I wrote 'at least' because I'm not absolutely sure this is correct. However, my 
calculation was:

- TCP_MSS is 1388 and TCP_SND_BUF is 4 * TCP_MSS
- When using full segments (every segment has 1388 bytes of TCP data in it), 
you can thus send 4 segments
- Every segment has TCP headers (20 bytes), IPv4 headers (20 bytes) and 
ethernet headers (14 or 16 bytes) plus the pbuf struct (which is 16 bytes on 
most platforms) Add memory alignment to that (e.g. 8 bytes worst case for 
MEM_ALIGNMENT==4) and you have 80 bytes overhead per segment.
-> 4 segments (1388 bytes + 80 bytes overhead) = 5872 bytes

However, since you turned off nagle, you might end up with many small segments 
sent out, so you have to add 80 bytes for all those small segments, not for 
every TCP_MSS bytes.

> > Without using TCP_OVERSIZE, every write gets its own pbuf, so if you
> call tcp_write with a size != MSS, you risk losing another 72 byte for every
> call of tcp_write that doesn't start a new segment. Added to that, the heap
> needs its own organization structures, so you cannot allocate the full byte
> count configured with MEM_SIZE.
> 
> I am not quite understand the TCP_OVERSIZE.  My current setting is
> TCP_OVERSIZE = TCP_MSS. What does it mean?

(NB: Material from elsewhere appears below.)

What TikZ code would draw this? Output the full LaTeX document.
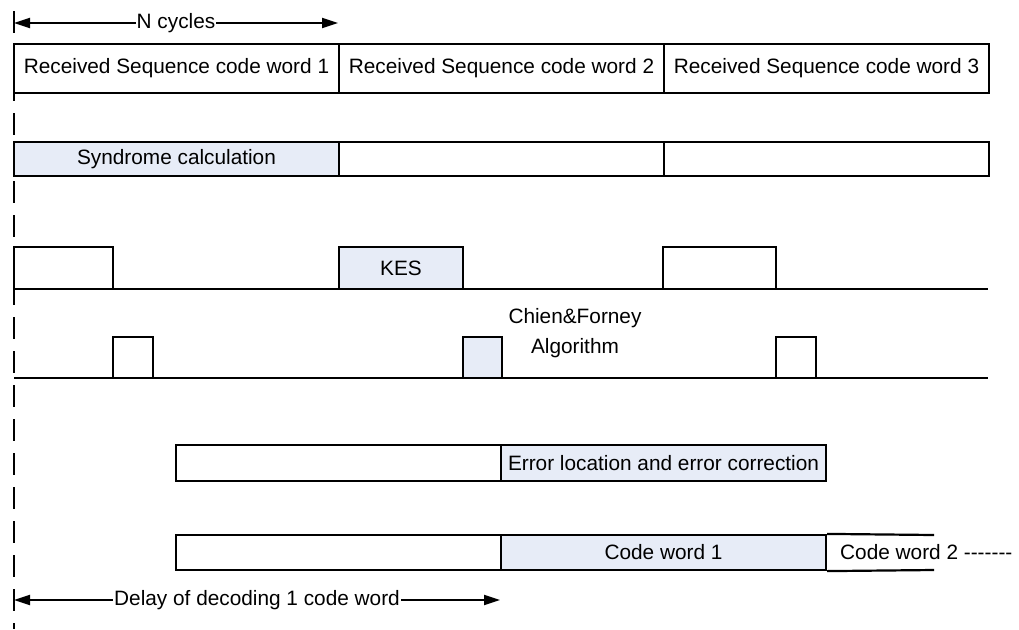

That doesn't really make sense with nagle disabled. TCP_OVERSIZE assumes that 
nagle is enabled (the default) so most segments sent out will have the size of 
MSS. Now the old code created a pbuf for every call to tcp_write, which 
resulted in a linked list of pbufs per segment when calling tcp_write with 
small chunks of data. TCP_OVERSIZE instead allocates a pbuf of the configured 
size (TCP_MSS in your case) and fills in data into that single pbuf over 
multiple calls of tcp_write. It tracks the usage and trunkates the pbuf on 
sending if it isn't full. That way, we avoid pbuf chains with nagle enabled.

However, with nagle disabled, this results in every single segment you send out 
taking ~1468 bytes (1388+80) off the heap (and remember with nagle disabled, 
every call to tcp_output leads to sending everything in pcb->unsent). So with 
nagle disabled, I'd set TCP_OVERSIZE to 0.

> What's
> the idea TCP_OVERSIZE setting to archive minimum memory use without
> worrying about my segment get fragmented?

Now I don't understand what you mean by a fragmented segment, but the best way 
to ensure a segment only consists of one single pbuf while still not wasting 
memory is to only call tcp_write once per segment (so that would mean you have 
to gather all necessary data in an extra buffer before passing it to lwIP).

> Yes, this I understand. I will separably count my other mem_alloc() uses.

Also, make sure you don't use PBUF_RAM for RX pbufs - use PBUF_POOL instead.